* Stated exercise:
Reproduce exactly the lines below, from the first one through the line containing "name=legend_labels[0], showlegend=False))", and omit any pictures.

* Supplied data:
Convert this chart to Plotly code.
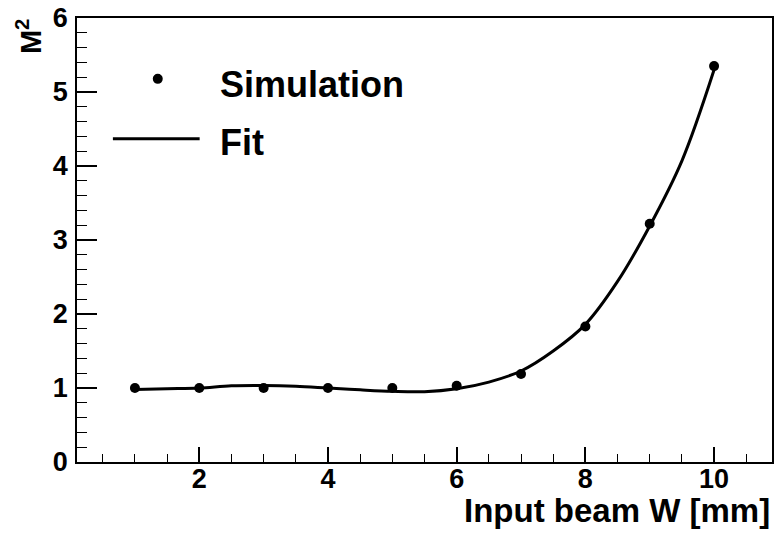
import plotly.graph_objects as go

# Simulation points
sim_x = [1, 2, 3, 4, 5, 6, 7, 8, 9, 10]
sim_y = [1.00, 1.00, 1.00, 1.00, 1.00, 1.03, 1.19, 1.83, 3.22, 5.35]

# Fit curve
fit_x = [1, 1.5, 2, 2.5, 3, 3.5, 4, 4.5, 5, 5.5, 6, 6.5, 7, 7.5, 8, 8.5, 9, 9.5, 10]
fit_y = [0.98, 0.99, 1.00, 1.03, 1.034, 1.024, 1.00, 0.975, 0.955, 0.95, 0.99,
         1.08, 1.23, 1.50, 1.86, 2.44, 3.19, 4.07, 5.30]

x_range = [0.1, 10.9]
y_range = [0, 6]
x_title = "Input beam W [mm]"
y_title = "M<sup>2</sup>"
legend_labels = ["Simulation", "Fit"]

FONT = "Liberation Sans, Arial, Helvetica, sans-serif"

fig = go.Figure()
fig.add_trace(go.Scatter(x=fit_x, y=fit_y, mode="lines", line=dict(color="black", width=3, shape="spline", smoothing=1.0),
                         name=legend_labels[1], showlegend=False, hoverinfo="skip"))
fig.add_trace(go.Scatter(x=sim_x, y=sim_y, mode="markers", marker=dict(color="black", size=10),
                         name=legend_labels[0], showlegend=False))

L, R, T, B = 77, 3, 17, 73
W, H = 777, 535
pw, ph = W - L - R, H - T - B

def px(xp):
    return (xp - L) / pw

def py(yp):
    return (H - B - yp) / ph

axis_common = dict(showgrid=False, zeroline=False, showline=True, linecolor="black", linewidth=1.5,
                   mirror=True, ticks="inside", tickcolor="black", tickwidth=1.5,
                   tickfont=dict(family=FONT, size=27, color="black", weight="bold"))

fig.update_xaxes(range=x_range, tick0=0, dtick=2, ticklen=15, ticklabelstandoff=-8,
                 minor=dict(dtick=0.5, tick0=0, ticklen=8, ticks="inside", tickcolor="black", tickwidth=1.2),
                 **axis_common)
fig.update_yaxes(range=y_range, tick0=0, dtick=1, ticklen=20, ticklabelstandoff=2,
                 minor=dict(dtick=0.2, tick0=0, ticklen=10, ticks="inside", tickcolor="black", tickwidth=1.2),
                 **axis_common)

# Manual legend
fig.add_shape(type="circle", xref="paper", yref="paper",
              x0=px(153), x1=px(163), y0=py(83), y1=py(73), fillcolor="black", line=dict(width=0))
fig.add_shape(type="line", xref="paper", yref="paper",
              x0=px(113), x1=px(200), y0=py(138), y1=py(138), line=dict(color="black", width=3))
fig.add_annotation(text=legend_labels[0], xref="paper", yref="paper", x=px(218), y=py(84),
                   xanchor="left", yanchor="middle", showarrow=False,
                   font=dict(family=FONT, size=36, color="black", weight="bold"))
fig.add_annotation(text=legend_labels[1], xref="paper", yref="paper", x=px(218), y=py(142),
                   xanchor="left", yanchor="middle", showarrow=False,
                   font=dict(family=FONT, size=36, color="black", weight="bold"))

# Axis titles
fig.add_annotation(text=x_title, xref="paper", yref="paper", x=px(774), y=py(511),
                   xanchor="right", yanchor="middle", showarrow=False,
                   font=dict(family=FONT, size=33, color="black", weight="bold"))
fig.add_annotation(text=y_title, xref="paper", yref="paper", x=px(29), y=py(36),
                   xanchor="center", yanchor="middle", showarrow=False, textangle=-90,
                   font=dict(family=FONT, size=29, color="black", weight="bold"))

fig.update_layout(width=W, height=H, margin=dict(l=L, r=R, t=T, b=B),
                  paper_bgcolor="white", plot_bgcolor="white", showlegend=False)

fig.write_html("out.html")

* Correct result:
Convert this chart to Plotly code.
import plotly.graph_objects as go

# Simulation points
sim_x = [1, 2, 3, 4, 5, 6, 7, 8, 9, 10]
sim_y = [1.00, 1.00, 1.00, 1.00, 1.00, 1.03, 1.19, 1.83, 3.22, 5.35]

# Fit curve
fit_x = [1, 1.5, 2, 2.5, 3, 3.5, 4, 4.5, 5, 5.5, 6, 6.5, 7, 7.5, 8, 8.5, 9, 9.5, 10]
fit_y = [0.98, 0.99, 1.00, 1.03, 1.034, 1.024, 1.00, 0.975, 0.955, 0.95, 0.99,
         1.08, 1.23, 1.50, 1.86, 2.44, 3.19, 4.07, 5.30]

x_range = [0.1, 10.9]
y_range = [0, 6]
x_title = "Input beam W [mm]"
y_title = "M<sup>2</sup>"
legend_labels = ["Simulation", "Fit"]

FONT = "Liberation Sans, Arial, Helvetica, sans-serif"

fig = go.Figure()
fig.add_trace(go.Scatter(x=fit_x, y=fit_y, mode="lines", line=dict(color="black", width=3, shape="spline", smoothing=1.0),
                         name=legend_labels[1], showlegend=False, hoverinfo="skip"))
fig.add_trace(go.Scatter(x=sim_x, y=sim_y, mode="markers", marker=dict(color="black", size=10),
                         name=legend_labels[0], showlegend=False))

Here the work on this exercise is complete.